HR 856: Safe and Smart Federal Purchasing Act
HR 856 in plain English: This bill requires the Office of Management and Budget to evaluate federal agency procurement activities to determine whether rules about selecting the lowest-price technically acceptable bidder have created national security risks, and to report the findings to Congress.
Stated purpose
To require the Office of Management and Budget to review whether the federal rule that often awards government contracts to the lowest-priced qualifying bidder has created any national security risks, and to report the findings to Congress within 180 days.
Key points
- Directs the Office of Management and Budget to review federal purchasing practices tied to lowest-price bidding rules.
- Requires OMB to assess whether those purchasing rules have created any national security risks.

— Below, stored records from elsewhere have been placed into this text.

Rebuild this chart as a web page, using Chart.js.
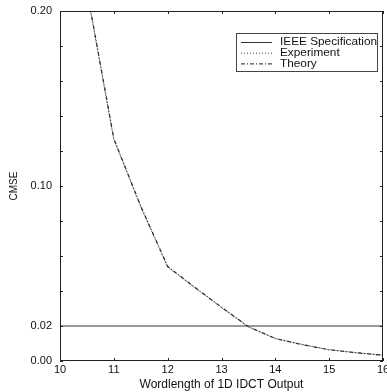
<!DOCTYPE html>
<html><head><meta charset="utf-8">
<script src="https://cdn.jsdelivr.net/npm/chart.js@4/dist/chart.umd.min.js"></script>
<style>html,body{margin:0;padding:0;background:#fff}#wrap{width:387px;height:392px}</style>
</head><body><div id="wrap"><canvas id="c" width="387" height="392"></canvas></div>
<script>
const wordlengths = [10.5, 11, 11.5, 12, 12.5, 13, 13.5, 14, 14.5, 15, 15.5, 16];
const experiment  = [0.211, 0.1265, 0.088, 0.0536, 0.042, 0.0305, 0.0195, 0.013, 0.0095, 0.0065, 0.0048, 0.0034];
const theory      = [0.212, 0.127, 0.0885, 0.054, 0.0422, 0.0307, 0.0196, 0.0128, 0.0093, 0.0064, 0.0047, 0.0033];
const specX = [10, 16];
const specY = [0.02, 0.02];
const xTicks = [10, 11, 12, 13, 14, 15, 16];
const yTicks = [0, 0.02, 0.04, 0.06, 0.08, 0.10, 0.12, 0.14, 0.16, 0.18, 0.20];
const yLabeled = ['0.00', '0.02', '0.10', '0.20'];
const labels = ['IEEE Specification', 'Experiment', 'Theory'];

const FONT = "'Liberation Sans', Arial, sans-serif";
const toPts = (xs, ys) => xs.map((x, i) => ({x, y: ys[i]}));

const framePlugin = {
  id: 'frame',
  afterDatasetsDraw(chart) {
    const {ctx, chartArea: a, scales} = chart;
    ctx.save();
    ctx.strokeStyle = '#222'; ctx.lineWidth = 1;
    ctx.strokeRect(a.left + 0.5, a.top + 0.5, a.right - a.left - 1, a.bottom - a.top - 1);
    ctx.beginPath();
    yTicks.forEach(v => {
      const y = Math.round(scales.y.getPixelForValue(v)) + 0.5;
      ctx.moveTo(a.left, y); ctx.lineTo(a.left + 3, y);
      ctx.moveTo(a.right, y); ctx.lineTo(a.right - 3, y);
    });
    xTicks.forEach(v => {
      const x = Math.round(scales.x.getPixelForValue(v)) + 0.5;
      ctx.moveTo(x, a.bottom); ctx.lineTo(x, a.bottom - 3);
      ctx.moveTo(x, a.top); ctx.lineTo(x, a.top + 3);
    });
    ctx.stroke();
    const bx = 236, by = 33, bw = 141, bh = 38;
    ctx.fillStyle = '#fff';
    ctx.fillRect(bx, by, bw, bh);
    ctx.strokeStyle = '#444';
    ctx.strokeRect(bx + 0.5, by + 0.5, bw, bh);
    ctx.font = '11.8px ' + FONT;
    ctx.textBaseline = 'middle';
    chart.data.datasets.forEach((ds, i) => {
      const y = by + 9 + i * 10.7;
      ctx.save();
      ctx.strokeStyle = ds.borderColor; ctx.lineWidth = 1;
      ctx.setLineDash(ds.borderDash || []);
      ctx.beginPath(); ctx.moveTo(bx + 5, y + 0.5); ctx.lineTo(bx + 36, y + 0.5); ctx.stroke();
      ctx.restore();
      ctx.fillStyle = '#111';
      ctx.fillText(ds.label, bx + 44, y);
    });
    ctx.restore();
  }
};

new Chart(document.getElementById('c'), {
  type: 'line',
  data: {
    datasets: [
      {label: labels[0], data: toPts(specX, specY), borderColor: '#333', borderWidth: 1, pointRadius: 0, borderDash: []},
      {label: labels[1], data: toPts(wordlengths, experiment), borderColor: '#444', borderWidth: 1, pointRadius: 0, borderDash: [1, 2]},
      {label: labels[2], data: toPts(wordlengths, theory), borderColor: '#222', borderWidth: 1.2, pointRadius: 0, borderDash: [4, 2, 1, 2]}
    ]
  },
  options: {
    responsive: false, animation: false,
    layout: {padding: {top: 11, right: 0, left: 0, bottom: 0}},
    plugins: {legend: {display: false}, tooltip: {enabled: false}},
    scales: {
      x: {
        type: 'linear', min: 10, max: 16,
        afterBuildTicks: s => { s.ticks = xTicks.map(v => ({value: v})); },
        afterFit: s => { s.height = 31; s.paddingRight = 4; s.paddingLeft = 0; },
        grid: {display: false, drawTicks: false},
        border: {display: false},
        ticks: {color: '#111', font: {family: FONT, size: 11}, padding: 2, maxRotation: 0, callback: v => String(v)},
        title: {display: true, text: 'Wordlength of 1D IDCT Output', color: '#111', font: {family: FONT, size: 12}, padding: {top: -3, bottom: 0}}
      },
      y: {
        type: 'linear', min: 0, max: 0.20,
        afterBuildTicks: s => { s.ticks = yTicks.map(v => ({value: v})); },
        afterFit: s => { s.width = 60; s.paddingTop = 0; s.paddingBottom = 0; },
        grid: {display: false, drawTicks: false},
        border: {display: false},
        ticks: {color: '#111', font: {family: FONT, size: 11}, padding: 8,
          callback: v => { const t = v.toFixed(2); return yLabeled.includes(t) ? t : ''; }},
        title: {display: true, text: 'CMSE', color: '#111', font: {family: FONT, size: 10}, padding: {top: 8, bottom: 0}}
      }
    }
  },
  plugins: [framePlugin]
});
</script></body></html>
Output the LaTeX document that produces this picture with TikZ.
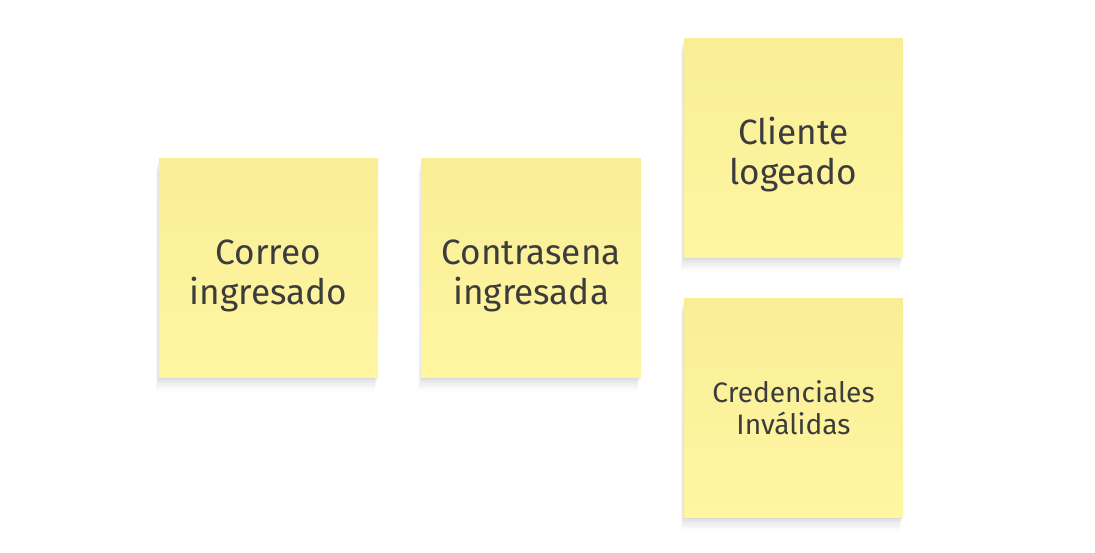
\documentclass[tikz,border=0pt]{standalone}
\usepackage{fontspec}
\setmainfont{Fira Sans}
\definecolor{NoteTop}{RGB}{249, 238, 150}
\definecolor{NoteBottom}{RGB}{255, 246, 162}
\definecolor{NoteText}{RGB}{60, 60, 60}
\usepackage{tikz}
\usetikzlibrary{positioning, shadows}
\newcommand{\notelift}{\rule{0pt}{0.8cm}}

\begin{document}
\begin{tikzpicture}[
            note/.style={rectangle, minimum width=4.38cm, minimum height=4.38cm, align=center,
                top color=NoteTop, bottom color=NoteBottom, text=NoteText,
                drop shadow={shadow xshift=-0.07cm, shadow yshift=-0.28cm, opacity=0.03},
                drop shadow={shadow xshift=-0.06cm, shadow yshift=-0.22cm, opacity=0.04},
                drop shadow={shadow xshift=-0.05cm, shadow yshift=-0.17cm, opacity=0.05},
                drop shadow={shadow xshift=-0.04cm, shadow yshift=-0.12cm, opacity=0.06},
                drop shadow={shadow xshift=-0.02cm, shadow yshift=-0.07cm, opacity=0.07},
                drop shadow={shadow xshift=0cm, shadow yshift=-0.03cm, opacity=0.09}},
            big/.style={font=\fontsize{20}{22.7}\selectfont},
            small/.style={font=\fontsize{16}{18.2}\selectfont},
        ]
            \useasboundingbox (0,0) rectangle (21.9,-11.06);
            \node[note, big] (correo) at (5.37,-5.36) {\notelift Correo\\ingresado};
            \node[note, big, right=0.86cm of correo] (contrasena) {\notelift Contrasena\\ingresada};
            \node[note, big] (cliente) at (15.87,-2.96) {\notelift Cliente\\logeado};
            \node[note, small, below=0.8cm of cliente] (credenciales) {Credenciales\\Inválidas};
        \end{tikzpicture}
\end{document}
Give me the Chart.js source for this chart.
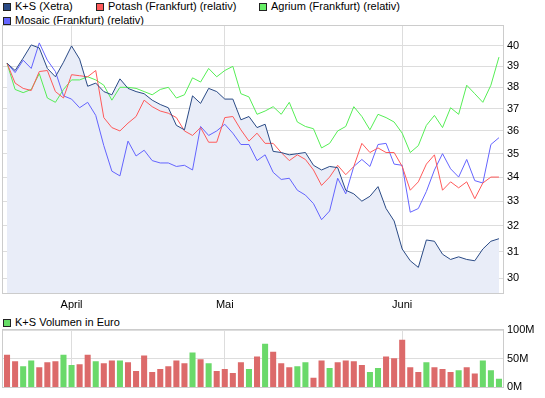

- Mandates a report to Congress on the findings of the evaluation.
Arguments supporters make
- Buying from the cheapest vendor without deeper scrutiny could allow foreign or unreliable suppliers into sensitive government supply chains, creating real security dangers.
- A formal review forces a factual, data-driven look at a long-standing concern rather than leaving it unexamined, giving Congress better information to act on.
- The bill only requires a study and report, so it imposes minimal cost while potentially uncovering serious problems in how the government spends taxpayer money.
Arguments opponents make
- The lowest price technically acceptable process already requires vendors to meet minimum technical standards before price is considered, so the security risk may be overstated.
- This bill only mandates a review with no required follow-up action, meaning it could produce a report that sits unused without changing any actual purchasing rules.
- Steering agencies away from lowest-price contracting could drive up government spending, benefiting better-connected or higher-priced contractors at taxpayers' expense.
Tradeoffs
Prioritizing security in procurement could reduce risk but may raise costs or limit competition among vendors; staying with the lowest-price approach keeps costs down but may leave security vulnerabilities unaddressed.
Current status in Congress: Passed House.